⁸Loop Predication and Range Check Elimination achieve the same goal to remove range checks from loops. Most of them can be removed with Loop Predication. But there are some cases where we cannot apply Loop Predication anymore (e.g. we’ve lost the Parse Predicates which provide the required safepoint for the Hoisted Check Predicate trap) while Range Check Elimination is still possible. More information about Range Check Elimination can be found here.

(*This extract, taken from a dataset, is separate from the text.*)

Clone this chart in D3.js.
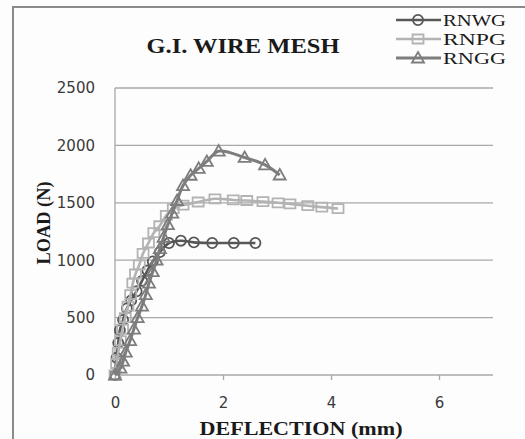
<!DOCTYPE html>
<html>
<head>
<meta charset="utf-8">
<script src="https://cdn.jsdelivr.net/npm/d3@7"></script>
<style>
  body { margin: 0; background: #fff; }
  svg { display: block; }
</style>
</head>
<body>
<div id="chart"></div>
<script>
// series data: deflection (mm) and load (N)
var rnwgX = [0, 0.03, 0.06, 0.09, 0.15, 0.22, 0.3, 0.4, 0.5, 0.6, 0.7, 0.83, 1.0, 1.22, 1.46, 1.8, 2.2, 2.6];
var rnwgY = [0, 150, 280, 390, 480, 580, 650, 730, 820, 910, 990, 1070, 1150, 1170, 1155, 1150, 1150, 1150];

var rnpgX = [0, 0.03, 0.06, 0.1, 0.14, 0.19, 0.24, 0.29, 0.33, 0.38, 0.45, 0.52, 0.62, 0.72, 0.83, 0.95, 1.08, 1.26, 1.54, 1.85, 2.19, 2.44, 2.74, 3.02, 3.24, 3.57, 3.83, 4.13];
var rnpgY = [0, 100, 200, 300, 400, 500, 600, 700, 800, 880, 960, 1060, 1150, 1240, 1300, 1390, 1450, 1480, 1507, 1535, 1525, 1520, 1510, 1500, 1490, 1475, 1462, 1450];

var rnggX = [0, 0.1, 0.15, 0.2, 0.28, 0.35, 0.42, 0.5, 0.57, 0.63, 0.7, 0.77, 0.83, 0.9, 0.98, 1.06, 1.15, 1.26, 1.4, 1.55, 1.7, 1.92, 2.4, 2.78, 3.05];
var rnggY = [0, 60, 120, 200, 300, 400, 500, 600, 700, 800, 900, 1000, 1100, 1200, 1310, 1410, 1520, 1650, 1740, 1800, 1860, 1950, 1895, 1830, 1742];

var seriesNames = ["RNWG", "RNPG", "RNGG"];
var xTicks = [0, 2, 4, 6];
var yTicks = [0, 500, 1000, 1500, 2000, 2500];

var W = 525, H = 439;
var margin = {top: 88, right: 32, bottom: 64, left: 115};
var width = W - margin.left - margin.right,   // 0..7 mm
    height = H - margin.top - margin.bottom;

var svg = d3.select("#chart").append("svg")
    .attr("width", W)
    .attr("height", H);

svg.append("rect").attr("width", W).attr("height", H).attr("fill", "#fdfdfd");

// outer frame (only left and top visible)
svg.append("path")
    .attr("d", "M13," + H + "V7H" + W)
    .attr("fill", "none")
    .attr("stroke", "#8a8a8a")
    .attr("stroke-width", 2);

var g = svg.append("g")
    .attr("transform", "translate(" + margin.left + "," + margin.top + ")");

var x = d3.scaleLinear().domain([0, 7]).range([0, width]);
var y = d3.scaleLinear().domain([0, 2500]).range([height, 0]);

// horizontal gridlines
g.append("g")
  .selectAll("line")
  .data(yTicks)
  .enter().append("line")
    .attr("x1", 0).attr("x2", width)
    .attr("y1", function(d){ return y(d); })
    .attr("y2", function(d){ return y(d); })
    .attr("stroke", "#a8a8a8")
    .attr("stroke-width", 1.3);

// y axis line
g.append("line")
    .attr("x1", 0).attr("x2", 0)
    .attr("y1", 0).attr("y2", height)
    .attr("stroke", "#a8a8a8")
    .attr("stroke-width", 1.3);

var yAxis = g.append("g")
    .call(d3.axisLeft(y).tickValues(yTicks).tickFormat(d3.format("d")).tickSize(0).tickPadding(20));
yAxis.select(".domain").remove();
yAxis.selectAll("text")
    .attr("font-family", "DejaVu Sans, Verdana, sans-serif")
    .attr("font-size", 15)
    .attr("fill", "#3a3a3a");

var xAxis = g.append("g")
    .attr("transform", "translate(0," + height + ")")
    .call(d3.axisBottom(x).tickValues(xTicks).tickFormat(d3.format("d")).tickSize(5).tickPadding(17));
xAxis.select(".domain").remove();
xAxis.selectAll("line").attr("stroke", "#a8a8a8").attr("stroke-width", 1.3);
xAxis.selectAll("text")
    .attr("font-family", "DejaVu Sans, Verdana, sans-serif")
    .attr("font-size", 15)
    .attr("fill", "#3a3a3a");

// series
var series = [
  {name: seriesNames[0], xs: rnwgX, ys: rnwgY, color: "#575757", shape: "circle", w: 2.6},
  {name: seriesNames[1], xs: rnpgX, ys: rnpgY, color: "#b3b3b3", shape: "square", w: 2.6},
  {name: seriesNames[2], xs: rnggX, ys: rnggY, color: "#7d7d7d", shape: "triangle", w: 3}
];

var line = d3.line()
    .x(function(d){ return x(d[0]); })
    .y(function(d){ return y(d[1]); })
    .curve(d3.curveCatmullRom);

function markerPath(shape) {
  if (shape === "circle") return d3.symbol().type(d3.symbolCircle).size(80)();
  if (shape === "square") return "M-5.5,-4.5H5.5V4.5H-5.5Z";
  return "M0,-6L6,4.5H-6Z";
}

series.forEach(function(s){
  var pts = s.xs.map(function(v, i){ return [v, s.ys[i]]; });
  var sg = g.append("g");
  sg.append("path")
      .datum(pts)
      .attr("d", line)
      .attr("fill", "none")
      .attr("stroke", s.color)
      .attr("stroke-width", s.w);
  sg.selectAll("path.mk")
    .data(pts)
    .enter().append("path")
      .attr("class", "mk")
      .attr("d", markerPath(s.shape))
      .attr("transform", function(d){ return "translate(" + x(d[0]) + "," + y(d[1]) + ")"; })
      .attr("fill", "none")
      .attr("stroke", s.color)
      .attr("stroke-width", 1.8);
});

// title
svg.append("text")
    .attr("x", 243).attr("y", 53)
    .attr("text-anchor", "middle")
    .attr("font-family", "Liberation Serif, Times New Roman, serif")
    .attr("font-weight", "bold")
    .attr("font-size", 21)
    .attr("textLength", 193)
    .attr("lengthAdjust", "spacingAndGlyphs")
    .attr("fill", "#1a1a1a")
    .text("G.I. WIRE MESH");

// axis titles
svg.append("text")
    .attr("x", 301).attr("y", 435)
    .attr("text-anchor", "middle")
    .attr("font-family", "Liberation Serif, Times New Roman, serif")
    .attr("font-weight", "bold")
    .attr("font-size", 19)
    .attr("textLength", 203)
    .attr("lengthAdjust", "spacingAndGlyphs")
    .attr("fill", "#1a1a1a")
    .text("DEFLECTION (mm)");

svg.append("text")
    .attr("transform", "translate(50,223) rotate(-90)")
    .attr("text-anchor", "middle")
    .attr("font-family", "Liberation Serif, Times New Roman, serif")
    .attr("font-weight", "bold")
    .attr("font-size", 19)
    .attr("textLength", 83)
    .attr("lengthAdjust", "spacingAndGlyphs")
    .attr("fill", "#1a1a1a")
    .text("LOAD (N)");

// legend
var legend = svg.append("g");
var legY = [20, 39, 58];
series.forEach(function(s, i){
  var lg = legend.append("g").attr("transform", "translate(0," + legY[i] + ")");
  lg.append("line")
      .attr("x1", 396).attr("x2", 441)
      .attr("stroke", s.color)
      .attr("stroke-width", s.w);
  lg.append("path")
      .attr("d", markerPath(s.shape))
      .attr("transform", "translate(418,0)")
      .attr("fill", "none")
      .attr("stroke", s.color)
      .attr("stroke-width", 1.8);
  lg.append("text")
      .attr("x", 443).attr("y", 5.5)
      .attr("font-family", "Liberation Serif, Times New Roman, serif")
      .attr("font-size", 16)
      .attr("textLength", 63)
      .attr("lengthAdjust", "spacingAndGlyphs")
      .attr("fill", "#1a1a1a")
      .text(s.name);
});
</script>
</body>
</html>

⁹First version added with JDK-6894778.

¹⁰See JDK-8283466.

Disclaimer: All the information provided in my blog posts reflects my point of view - use everything with care. My goal is to give easily understandable introductions, overviews, guidances, and/or learning opportunities - for you and me. To achieve that, I aim for simplicity and focus on ideas, rather than getting lost in details to get absolute completeness. This means that I sometimes omit implementation specific details to keep things simple and more general. The truth will always be found in the actual code. Keep in mind that, generally, anything mentioned in my blog posts could potentially be subject to change at any point.